**SOURCE MATERIAL**.
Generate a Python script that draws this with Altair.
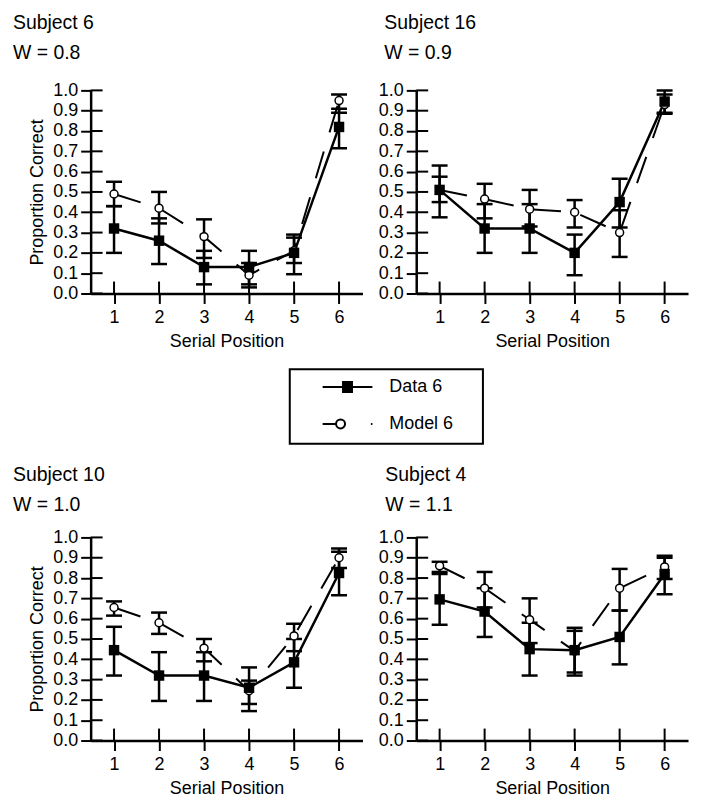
* * *
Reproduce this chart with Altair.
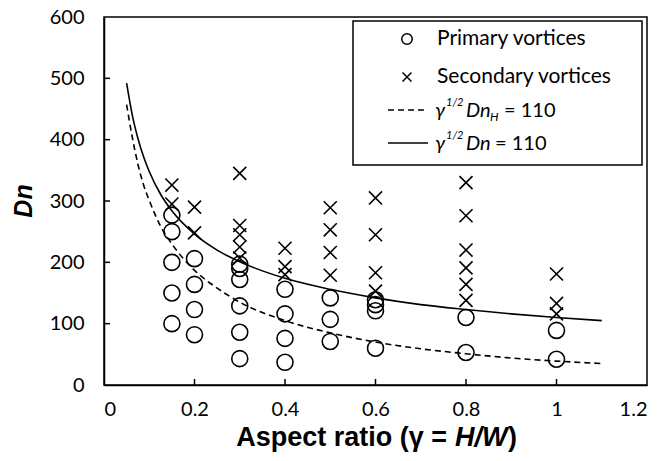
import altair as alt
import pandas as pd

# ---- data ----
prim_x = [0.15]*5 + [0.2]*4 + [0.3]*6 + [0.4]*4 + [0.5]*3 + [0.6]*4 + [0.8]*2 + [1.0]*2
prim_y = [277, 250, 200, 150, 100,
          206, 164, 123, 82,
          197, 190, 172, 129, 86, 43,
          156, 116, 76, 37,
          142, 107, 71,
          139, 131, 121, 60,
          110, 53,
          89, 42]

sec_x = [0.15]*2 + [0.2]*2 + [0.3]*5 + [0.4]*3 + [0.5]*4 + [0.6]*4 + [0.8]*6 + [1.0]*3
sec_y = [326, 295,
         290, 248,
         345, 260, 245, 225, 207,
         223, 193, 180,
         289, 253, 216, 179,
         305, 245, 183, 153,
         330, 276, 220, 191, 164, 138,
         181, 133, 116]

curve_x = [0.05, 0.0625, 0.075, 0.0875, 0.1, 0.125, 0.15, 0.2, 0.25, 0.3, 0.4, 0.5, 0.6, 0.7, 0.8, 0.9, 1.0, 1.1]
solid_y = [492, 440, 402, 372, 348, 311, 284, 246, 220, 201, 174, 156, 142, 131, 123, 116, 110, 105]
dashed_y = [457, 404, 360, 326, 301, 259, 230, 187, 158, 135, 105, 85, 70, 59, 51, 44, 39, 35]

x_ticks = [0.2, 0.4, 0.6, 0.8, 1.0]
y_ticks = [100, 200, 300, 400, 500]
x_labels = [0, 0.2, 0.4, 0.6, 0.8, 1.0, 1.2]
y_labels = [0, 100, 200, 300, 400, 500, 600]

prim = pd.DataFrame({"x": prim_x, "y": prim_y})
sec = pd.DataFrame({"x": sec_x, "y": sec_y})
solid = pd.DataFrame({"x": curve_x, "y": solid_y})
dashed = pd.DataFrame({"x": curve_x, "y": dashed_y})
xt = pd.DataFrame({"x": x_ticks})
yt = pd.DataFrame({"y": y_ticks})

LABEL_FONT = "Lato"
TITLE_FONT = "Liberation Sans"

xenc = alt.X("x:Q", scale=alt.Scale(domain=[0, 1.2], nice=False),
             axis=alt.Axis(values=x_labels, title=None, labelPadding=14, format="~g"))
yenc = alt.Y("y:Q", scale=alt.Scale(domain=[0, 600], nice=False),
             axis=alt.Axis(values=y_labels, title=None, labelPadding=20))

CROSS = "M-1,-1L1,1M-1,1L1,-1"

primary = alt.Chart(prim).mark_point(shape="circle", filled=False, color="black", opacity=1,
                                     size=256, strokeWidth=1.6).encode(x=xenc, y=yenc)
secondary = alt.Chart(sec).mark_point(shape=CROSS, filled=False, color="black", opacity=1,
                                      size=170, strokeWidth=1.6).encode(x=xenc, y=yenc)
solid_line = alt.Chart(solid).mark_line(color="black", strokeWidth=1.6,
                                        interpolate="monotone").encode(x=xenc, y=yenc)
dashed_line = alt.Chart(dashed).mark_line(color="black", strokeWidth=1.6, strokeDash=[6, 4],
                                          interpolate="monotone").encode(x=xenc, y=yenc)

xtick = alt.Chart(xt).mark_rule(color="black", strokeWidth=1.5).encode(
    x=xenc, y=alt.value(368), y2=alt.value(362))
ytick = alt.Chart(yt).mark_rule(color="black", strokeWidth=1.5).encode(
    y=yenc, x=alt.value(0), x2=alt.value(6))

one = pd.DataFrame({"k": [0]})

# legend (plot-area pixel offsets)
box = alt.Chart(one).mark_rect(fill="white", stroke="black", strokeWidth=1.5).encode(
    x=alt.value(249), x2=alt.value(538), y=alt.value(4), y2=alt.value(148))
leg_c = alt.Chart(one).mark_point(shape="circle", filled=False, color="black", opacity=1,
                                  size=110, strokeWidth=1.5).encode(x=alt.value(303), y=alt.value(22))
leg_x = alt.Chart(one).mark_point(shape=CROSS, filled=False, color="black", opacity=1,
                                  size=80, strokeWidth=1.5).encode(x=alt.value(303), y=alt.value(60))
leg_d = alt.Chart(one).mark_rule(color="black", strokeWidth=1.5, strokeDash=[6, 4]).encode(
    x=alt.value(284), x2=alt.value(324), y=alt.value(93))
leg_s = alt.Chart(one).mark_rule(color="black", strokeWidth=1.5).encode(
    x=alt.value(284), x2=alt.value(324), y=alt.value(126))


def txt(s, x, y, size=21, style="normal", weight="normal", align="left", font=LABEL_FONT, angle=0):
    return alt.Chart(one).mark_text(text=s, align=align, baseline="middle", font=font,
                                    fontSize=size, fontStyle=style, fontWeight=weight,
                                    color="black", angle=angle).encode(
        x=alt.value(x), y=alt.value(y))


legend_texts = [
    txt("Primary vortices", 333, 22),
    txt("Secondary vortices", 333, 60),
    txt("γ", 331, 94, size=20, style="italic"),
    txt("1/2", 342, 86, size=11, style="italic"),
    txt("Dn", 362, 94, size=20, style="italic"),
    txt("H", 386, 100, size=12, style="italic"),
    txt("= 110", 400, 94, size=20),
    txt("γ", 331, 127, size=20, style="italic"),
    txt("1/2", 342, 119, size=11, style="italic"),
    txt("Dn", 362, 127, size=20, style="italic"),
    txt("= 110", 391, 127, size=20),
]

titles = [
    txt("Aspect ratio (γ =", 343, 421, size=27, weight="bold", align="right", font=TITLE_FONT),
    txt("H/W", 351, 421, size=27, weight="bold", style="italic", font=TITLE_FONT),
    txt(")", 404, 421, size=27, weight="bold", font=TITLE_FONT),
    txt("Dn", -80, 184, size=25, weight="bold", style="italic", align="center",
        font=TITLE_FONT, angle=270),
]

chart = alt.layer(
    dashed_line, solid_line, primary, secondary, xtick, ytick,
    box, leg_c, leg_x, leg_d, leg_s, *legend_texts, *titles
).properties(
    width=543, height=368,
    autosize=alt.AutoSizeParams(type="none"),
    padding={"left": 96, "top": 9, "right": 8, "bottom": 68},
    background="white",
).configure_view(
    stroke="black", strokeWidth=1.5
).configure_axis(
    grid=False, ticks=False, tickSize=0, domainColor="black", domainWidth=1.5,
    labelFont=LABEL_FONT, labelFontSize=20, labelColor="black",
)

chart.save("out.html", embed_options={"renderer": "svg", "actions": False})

**EXERCISE OBJECTIVE**.
Pull every line containing the word "with" out of the material.

**CORRECT ANSWER**.
Generate a Python script that draws this with Altair.
Reproduce this chart with Altair.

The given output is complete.